Agree with your observation that there is a huge value in having someone that is super technical but still have a deep understanding of the product and business. Exactly for the reason you stated, being able to filter out implementation complexity without reducing the value to customers. In most organizations that I worked on this was done by the first line R&D managers, but I do agree that in some cases people that spent long period of time in managerial role might miss the technical complexity areas. Thx for your comment.
I’ve heard the term Product Engineer used to describe those qualities.
I'd prefer the term Engineer... I'm not sure why the best engineers need a separate job description!
Because there are many ways to be a developer, and it depends on your role and your product to say what is the most effective. Sometimes "10x" is a matter of fit.

Consider an engineer who is dedicated to performance. In the wrong organization, this kind of person can be harmful or neutral. However, if the same person at Twitter in the "fail whale" era, they may be a key contributor to keeping the organization afloat until more substantive changes take effect.

In a B2C company, product engineers are more evident. At a B2B in a sector that isn't self-evident, the same product engineer may not have the domain expertise to contribute in the same way.

It is one aptitude that many effective engineers have, though.

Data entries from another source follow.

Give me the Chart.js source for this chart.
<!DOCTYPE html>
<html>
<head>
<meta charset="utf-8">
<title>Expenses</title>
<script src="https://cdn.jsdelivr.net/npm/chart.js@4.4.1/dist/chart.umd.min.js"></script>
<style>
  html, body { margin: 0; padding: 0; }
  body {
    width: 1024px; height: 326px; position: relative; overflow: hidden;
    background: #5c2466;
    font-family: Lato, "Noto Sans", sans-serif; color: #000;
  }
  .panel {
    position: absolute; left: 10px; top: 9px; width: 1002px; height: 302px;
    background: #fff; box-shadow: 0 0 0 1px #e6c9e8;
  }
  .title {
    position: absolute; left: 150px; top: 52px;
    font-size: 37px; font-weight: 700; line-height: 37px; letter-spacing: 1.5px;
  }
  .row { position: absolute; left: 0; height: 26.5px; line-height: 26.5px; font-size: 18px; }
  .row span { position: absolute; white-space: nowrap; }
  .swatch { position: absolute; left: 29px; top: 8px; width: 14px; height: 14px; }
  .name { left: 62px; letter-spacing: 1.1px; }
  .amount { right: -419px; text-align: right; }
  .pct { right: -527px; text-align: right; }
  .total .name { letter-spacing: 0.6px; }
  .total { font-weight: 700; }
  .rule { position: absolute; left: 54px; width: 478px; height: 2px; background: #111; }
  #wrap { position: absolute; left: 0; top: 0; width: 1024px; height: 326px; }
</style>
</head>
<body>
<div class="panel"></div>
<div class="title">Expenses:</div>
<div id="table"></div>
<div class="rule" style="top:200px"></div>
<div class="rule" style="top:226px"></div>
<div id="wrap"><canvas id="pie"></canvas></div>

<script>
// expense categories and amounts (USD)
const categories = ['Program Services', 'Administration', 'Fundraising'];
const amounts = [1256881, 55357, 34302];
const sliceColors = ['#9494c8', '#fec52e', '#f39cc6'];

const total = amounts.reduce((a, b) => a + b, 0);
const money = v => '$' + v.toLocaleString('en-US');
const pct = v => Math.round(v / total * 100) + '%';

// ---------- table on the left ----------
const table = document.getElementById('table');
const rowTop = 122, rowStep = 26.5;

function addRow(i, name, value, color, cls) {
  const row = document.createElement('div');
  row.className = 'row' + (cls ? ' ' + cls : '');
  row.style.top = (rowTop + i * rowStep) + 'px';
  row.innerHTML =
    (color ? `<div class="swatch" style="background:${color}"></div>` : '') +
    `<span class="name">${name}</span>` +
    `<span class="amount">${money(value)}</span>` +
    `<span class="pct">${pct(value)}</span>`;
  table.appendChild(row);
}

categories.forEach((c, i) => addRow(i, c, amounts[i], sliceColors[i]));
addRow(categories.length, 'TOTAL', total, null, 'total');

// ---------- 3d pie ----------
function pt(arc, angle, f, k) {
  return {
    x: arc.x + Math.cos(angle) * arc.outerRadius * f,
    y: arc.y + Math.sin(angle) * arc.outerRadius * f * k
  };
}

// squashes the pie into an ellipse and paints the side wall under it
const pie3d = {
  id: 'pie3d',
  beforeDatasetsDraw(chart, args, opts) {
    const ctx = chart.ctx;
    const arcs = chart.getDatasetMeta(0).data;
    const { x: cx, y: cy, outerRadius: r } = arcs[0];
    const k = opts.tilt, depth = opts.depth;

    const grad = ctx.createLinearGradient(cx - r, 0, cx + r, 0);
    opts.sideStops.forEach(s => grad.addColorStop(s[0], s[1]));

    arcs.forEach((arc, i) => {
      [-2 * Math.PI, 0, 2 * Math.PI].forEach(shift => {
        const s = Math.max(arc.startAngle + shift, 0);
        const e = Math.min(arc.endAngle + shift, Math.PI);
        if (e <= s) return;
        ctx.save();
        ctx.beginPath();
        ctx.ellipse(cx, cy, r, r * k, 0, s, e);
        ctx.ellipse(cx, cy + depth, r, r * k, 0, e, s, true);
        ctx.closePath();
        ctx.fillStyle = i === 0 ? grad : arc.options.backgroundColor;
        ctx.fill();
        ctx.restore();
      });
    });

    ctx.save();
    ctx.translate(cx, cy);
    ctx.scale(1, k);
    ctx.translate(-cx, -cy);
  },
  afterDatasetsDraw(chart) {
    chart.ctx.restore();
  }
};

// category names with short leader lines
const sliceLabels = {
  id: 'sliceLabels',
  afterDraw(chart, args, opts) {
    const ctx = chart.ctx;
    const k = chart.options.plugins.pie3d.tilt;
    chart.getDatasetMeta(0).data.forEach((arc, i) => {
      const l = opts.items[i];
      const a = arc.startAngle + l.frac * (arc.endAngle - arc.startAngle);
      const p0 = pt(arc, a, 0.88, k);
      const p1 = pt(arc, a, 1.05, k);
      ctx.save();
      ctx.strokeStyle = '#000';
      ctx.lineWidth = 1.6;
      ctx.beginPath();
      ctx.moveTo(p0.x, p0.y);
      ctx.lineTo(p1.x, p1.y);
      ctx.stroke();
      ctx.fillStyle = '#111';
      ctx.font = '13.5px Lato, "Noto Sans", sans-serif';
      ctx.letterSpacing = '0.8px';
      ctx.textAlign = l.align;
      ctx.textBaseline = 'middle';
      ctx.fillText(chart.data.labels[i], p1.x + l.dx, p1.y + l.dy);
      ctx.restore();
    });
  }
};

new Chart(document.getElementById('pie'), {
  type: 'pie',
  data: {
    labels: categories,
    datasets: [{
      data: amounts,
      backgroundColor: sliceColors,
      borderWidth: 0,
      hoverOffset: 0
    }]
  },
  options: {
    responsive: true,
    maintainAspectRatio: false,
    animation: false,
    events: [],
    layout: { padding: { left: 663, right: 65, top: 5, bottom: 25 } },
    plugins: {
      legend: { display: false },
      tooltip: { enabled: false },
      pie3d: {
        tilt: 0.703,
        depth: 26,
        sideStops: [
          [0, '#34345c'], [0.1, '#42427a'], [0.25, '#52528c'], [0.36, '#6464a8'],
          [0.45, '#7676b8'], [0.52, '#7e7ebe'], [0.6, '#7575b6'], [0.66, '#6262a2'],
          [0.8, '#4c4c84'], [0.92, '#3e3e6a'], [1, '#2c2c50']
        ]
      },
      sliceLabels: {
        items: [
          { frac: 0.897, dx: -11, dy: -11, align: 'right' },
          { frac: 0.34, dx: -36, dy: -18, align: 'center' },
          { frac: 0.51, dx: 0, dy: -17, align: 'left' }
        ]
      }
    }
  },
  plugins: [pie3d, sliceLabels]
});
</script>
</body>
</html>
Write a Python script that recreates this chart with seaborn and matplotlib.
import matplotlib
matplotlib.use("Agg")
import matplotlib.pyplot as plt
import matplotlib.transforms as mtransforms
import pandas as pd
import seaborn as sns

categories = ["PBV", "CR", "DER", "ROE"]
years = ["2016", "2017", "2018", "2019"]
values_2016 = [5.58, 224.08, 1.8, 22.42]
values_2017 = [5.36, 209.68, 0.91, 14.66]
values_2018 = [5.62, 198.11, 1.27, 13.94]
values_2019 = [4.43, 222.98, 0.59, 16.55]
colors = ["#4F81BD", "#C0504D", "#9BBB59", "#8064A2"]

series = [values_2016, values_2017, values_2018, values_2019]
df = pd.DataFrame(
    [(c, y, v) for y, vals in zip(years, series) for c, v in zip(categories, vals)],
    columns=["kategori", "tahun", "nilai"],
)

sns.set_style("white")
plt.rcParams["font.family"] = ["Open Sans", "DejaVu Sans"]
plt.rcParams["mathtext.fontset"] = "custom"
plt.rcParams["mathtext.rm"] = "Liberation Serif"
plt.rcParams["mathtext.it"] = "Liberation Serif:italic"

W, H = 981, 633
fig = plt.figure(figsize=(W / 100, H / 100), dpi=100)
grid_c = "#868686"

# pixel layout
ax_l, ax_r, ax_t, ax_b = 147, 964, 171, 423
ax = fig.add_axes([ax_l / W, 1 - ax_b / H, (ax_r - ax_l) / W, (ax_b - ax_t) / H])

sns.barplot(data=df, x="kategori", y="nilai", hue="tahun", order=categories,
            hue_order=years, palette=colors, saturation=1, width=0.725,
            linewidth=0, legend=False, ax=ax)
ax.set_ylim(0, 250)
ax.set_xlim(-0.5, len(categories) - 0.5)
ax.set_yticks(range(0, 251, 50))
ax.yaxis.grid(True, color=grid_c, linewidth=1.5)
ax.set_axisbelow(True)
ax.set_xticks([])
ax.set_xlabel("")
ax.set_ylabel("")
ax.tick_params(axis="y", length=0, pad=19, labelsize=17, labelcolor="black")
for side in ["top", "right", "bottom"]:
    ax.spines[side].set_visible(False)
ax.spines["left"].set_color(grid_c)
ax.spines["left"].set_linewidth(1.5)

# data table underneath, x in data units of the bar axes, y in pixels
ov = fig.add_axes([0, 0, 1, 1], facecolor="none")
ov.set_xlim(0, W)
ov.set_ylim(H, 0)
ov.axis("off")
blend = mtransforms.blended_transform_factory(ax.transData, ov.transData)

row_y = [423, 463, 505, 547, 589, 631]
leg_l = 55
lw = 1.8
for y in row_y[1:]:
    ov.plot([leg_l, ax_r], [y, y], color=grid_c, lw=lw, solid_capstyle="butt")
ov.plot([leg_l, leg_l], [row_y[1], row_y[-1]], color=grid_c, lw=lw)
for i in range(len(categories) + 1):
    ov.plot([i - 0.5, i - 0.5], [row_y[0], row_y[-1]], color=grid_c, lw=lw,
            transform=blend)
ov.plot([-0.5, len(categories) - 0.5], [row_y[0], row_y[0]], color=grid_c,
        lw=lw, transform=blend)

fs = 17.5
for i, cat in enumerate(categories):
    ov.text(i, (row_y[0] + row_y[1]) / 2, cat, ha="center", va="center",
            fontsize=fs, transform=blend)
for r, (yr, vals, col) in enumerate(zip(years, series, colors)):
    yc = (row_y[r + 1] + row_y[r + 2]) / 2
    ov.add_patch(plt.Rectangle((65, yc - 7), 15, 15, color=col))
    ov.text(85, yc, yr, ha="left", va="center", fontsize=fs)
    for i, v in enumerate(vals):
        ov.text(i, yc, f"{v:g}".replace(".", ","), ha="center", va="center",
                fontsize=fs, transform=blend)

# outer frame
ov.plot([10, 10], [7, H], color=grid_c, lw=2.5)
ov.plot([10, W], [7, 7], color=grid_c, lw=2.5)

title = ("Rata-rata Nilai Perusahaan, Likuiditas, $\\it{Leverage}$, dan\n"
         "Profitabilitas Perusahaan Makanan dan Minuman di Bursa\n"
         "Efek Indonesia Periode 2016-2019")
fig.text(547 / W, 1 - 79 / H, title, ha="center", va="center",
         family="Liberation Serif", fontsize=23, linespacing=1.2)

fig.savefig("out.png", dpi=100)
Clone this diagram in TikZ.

Sounds like you just want a unicorn.
Actually, what he describes is just ‘common sense’ from people that think for themselves. The problem is that these people don’t do well in the education-hiring-promotion pipeline. They’re seen as disagreeable and threatening. You can’t change a 100-week project into a 4-week result without trashing a lot of people’s big ideas. They might have one home run, but then get isolated into a corner because nobody wants their work criticized. Then they learn to keep quiet and count out the days to retirement just like everybody else.